9 9 John Rawls, A Theory of Justice (Cambridge: Harvard University Press, 1971). Allan Bloom, The Closing of the American Mind (New York: Simon & Schuster, 1987).

10 10 Gilles-Gaston Granger, Pour la connaissance philosophique (Paris: Odile Jacob, 1988).

11 11 Philippe Lacoue-Labarthe, La Fiction du politique (Paris: Bourgois, 1988). Heidegger, Art and Politics: The Fiction of the Political, tr. C. Turner (Oxford: Blackwell, 1990).

2. Sketch of a Plea for the Capable Human Being 1

ARNAUD SPIRE: You have expressed on many occasions your reservations regarding attempts to explain a philosophical work by the life of its author. Do you think that a body of work like yours speaks for itself?
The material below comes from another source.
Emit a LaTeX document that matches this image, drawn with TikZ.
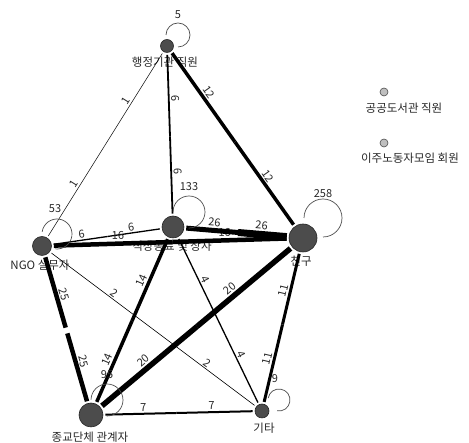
\documentclass[tikz,border=0pt]{standalone}
\usepackage{fontspec}
\setmainfont{Noto Sans CJK KR}
\usetikzlibrary{calc}
\pgfdeclarelayer{bg}
\pgfsetlayers{bg,main}
\tikzset{
  vert/.style={circle, draw=black!85, fill=black!70, line width=0.6pt, inner sep=0pt, minimum size=#1},
  iso/.style={circle, draw=black!70, fill=black!25, line width=0.6pt, inner sep=0pt, minimum size=8pt},
  vname/.style={font=\fontsize{11.5}{13}\selectfont, inner sep=0pt, text=black!85},
  num/.style={font=\fontsize{11}{12}\selectfont, inner sep=1.5pt, sloped, above, text=black!85},
  lnum/.style={font=\fontsize{11}{12}\selectfont, inner sep=0pt, text=black!85},
  loopline/.style={draw=black!70, line width=0.7pt},
  ed/.style={line width=#1, shorten <=2pt},
}
\begin{document}
\begin{tikzpicture}[x=1pt,y=1pt]
\useasboundingbox (0,0) rectangle (469,443);
% vertices
\node[vert=13pt] (A) at (167,397) {};
\node[vert=19pt] (N) at (42,197) {};
\node[vert=22pt] (W) at (173,216) {};
\node[vert=28pt] (F) at (303,205) {};
\node[vert=24pt] (R) at (91,28) {};
\node[vert=14pt] (E) at (262,32) {};
\node[iso] (P) at (384,351) {};
\node[iso] (M) at (384,300) {};
\begin{pgfonlayer}{bg}
% vertex names
\node[vname] (tA) at (165,381) {행정기관 직원};
\node[vname] (tN) at (40,178) {NGO 실무자};
\node[vname] (tW) at (172,197) {직장동료 및 상사};
\node[vname] (tF) at (301,182) {친구};
\node[vname] (tR) at (90,6) {종교단체 관계자};
\node[vname] (tE) at (264,15) {기타};
\node[vname] (tP) at (404,335) {공공도서관 직원};
\node[vname] (tM) at (410,285) {이주노동자모임 회원};
% edges (two halves each)
\draw[ed=0.5pt] (A) -- ($(A)!0.5!(N)$) node[num,pos=0.55]{1};
\draw[ed=0.5pt] (N) -- ($(A)!0.5!(N)$) node[num,pos=0.55]{1};
\draw[ed=1.8pt] (A) -- ($(A)!0.5!(W)$) node[num,pos=0.55]{6};
\draw[ed=1.8pt] (W) -- ($(A)!0.5!(W)$) node[num,pos=0.55]{6};
\draw[ed=3.5pt] (A) -- ($(A)!0.5!(F)$) node[num,pos=0.5]{12};
\draw[ed=3.5pt] (F) -- ($(A)!0.5!(F)$) node[num,pos=0.55]{12};
\draw[ed=1.3pt] (N) -- ($(N)!0.5!(W)$) node[num,pos=0.55]{6};
\draw[ed=1.3pt] (W) -- ($(N)!0.5!(W)$) node[num,pos=0.55]{6};
\draw[ed=4.5pt] (N) -- ($(N)!0.5!(F)$) node[num,pos=0.55]{16};
\draw[ed=4.5pt] (F) -- ($(N)!0.5!(F)$) node[num,pos=0.55]{16};
\draw[ed=5pt] (W) -- ($(W)!0.5!(F)$) node[num,pos=0.55]{26};
\draw[ed=7pt] (F) -- ($(W)!0.5!(F)$) node[num,pos=0.55]{26};
\draw[ed=4.5pt, shorten >=3pt] (N) -- ($(N)!0.5!(R)$) node[num,pos=0.55]{25};
\draw[ed=4.5pt, shorten >=3pt] (R) -- ($(N)!0.5!(R)$) node[num,pos=0.55]{25};
\draw[ed=0.6pt] (N) -- ($(N)!0.5!(E)$) node[num,pos=0.6]{2};
\draw[ed=0.6pt] (E) -- ($(N)!0.5!(E)$) node[num,pos=0.5]{2};
\draw[ed=3.5pt] (W) -- ($(W)!0.5!(R)$) node[num,pos=0.55]{14};
\draw[ed=3.5pt] (R) -- ($(W)!0.5!(R)$) node[num,pos=0.5]{14};
\draw[ed=1.3pt] (W) -- ($(W)!0.5!(E)$) node[num,pos=0.55]{4};
\draw[ed=1.3pt] (E) -- ($(W)!0.5!(E)$) node[num,pos=0.55]{4};
\draw[ed=5.5pt] (F) -- ($(F)!0.5!(R)$) node[num,pos=0.6]{20};
\draw[ed=5.5pt] (R) -- ($(F)!0.5!(R)$) node[num,pos=0.5]{20};
\draw[ed=3pt] (F) -- ($(F)!0.5!(E)$) node[num,pos=0.55]{11};
\draw[ed=3pt] (E) -- ($(F)!0.5!(E)$) node[num,pos=0.55]{11};
\draw[ed=2pt] (R) -- ($(R)!0.5!(E)$) node[num,pos=0.55]{7};
\draw[ed=2pt] (E) -- ($(R)!0.5!(E)$) node[num,pos=0.55]{7};
\end{pgfonlayer}
% self loops
\coordinate (cA) at (178,408);
\coordinate (cN) at (57,209);
\coordinate (cW) at (189,231);
\coordinate (cF) at (323,225);
\coordinate (cR) at (107,43);
\coordinate (cE) at (279,43);
\draw[loopline] ([shift={(180:12pt)}]cA) arc[start angle=180, end angle=-90, radius=12pt];
\draw[loopline] ([shift={(172:15pt)}]cN) arc[start angle=172, end angle=-98, radius=15pt];
\draw[loopline] ([shift={(179:16pt)}]cW) arc[start angle=179, end angle=-91, radius=16pt];
\draw[loopline] ([shift={(180:19pt)}]cF) arc[start angle=180, end angle=-90, radius=19pt];
\draw[loopline] ([shift={(179:16pt)}]cR) arc[start angle=179, end angle=-91, radius=16pt];
\draw[loopline] ([shift={(170:11pt)}]cE) arc[start angle=170, end angle=-100, radius=11pt];
\node[lnum] (lA) at ($(cA)+(0,20)$) {5};
\node[lnum] (lN) at ($(cN)+(-2,25)$) {53};
\node[lnum] (lW) at ($(cW)+(0,25)$) {133};
\node[lnum] (lF) at ($(cF)+(0,24)$) {258};
\node[lnum] (lR) at ($(cR)+(0,25)$) {95};
\node[lnum] (lE) at ($(cE)+(-4,21)$) {9};
\end{tikzpicture}
\end{document}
PAUL RICOEUR: That is a reader’s point of view, which does not entirely correspond with my own. I am aware instead of the fragmentary character of my philosophical work. Each of my books gravitates around a well-determined question. A chronological approach can be justified to the extent that each work develops out of questions unresolved in the preceding one. Here is an example. The Symbolism of Evil , the second part of volume two of my Philosophy of the Will , 2comes out of an unresolved question in the first volume that concerned the voluntary and the involuntary, where I speak of a sort of “innocent will,” that is to say, a will for which the question of good and evil does not arise. The history of humanity, of peoples, however, is profoundly marked by evil in the form of violence, lies, and oppression. The fact that this appears nowhere in a philosophy of the “voluntary” in opposition to the “involuntary” appeared untenable to me. So, I then approached the theme by way of the myths that recount how evil came into the world – in particular, by way of those myths at the origin of Western culture. Interpretations of these symbols and grand narratives already existed. In this way, I was confronted by readings of the origin of evil opposed to my own, by those I called the “philosophers of suspicion.” I considered the interpretations of Marx, Freud, and Nietzsche to be reductive, in the sense that, by reduction, they take us “back behind.” I mean reduction to the economic and social foundation in Marx, reduction to instincts in Freud, and reduction to the will to life and to the depths of desire in Nietzsche. All these reductions conflicted with the amplifying interpretations opening toward a sort of sacred horizon.

In short, according to you, whether in Marx, Freud, or Nietzsche, evil is conceived in a reductive manner, since in each case evil is reduced to a single cause. On the other hand, you have developed a conception of evil that is plural and multiform.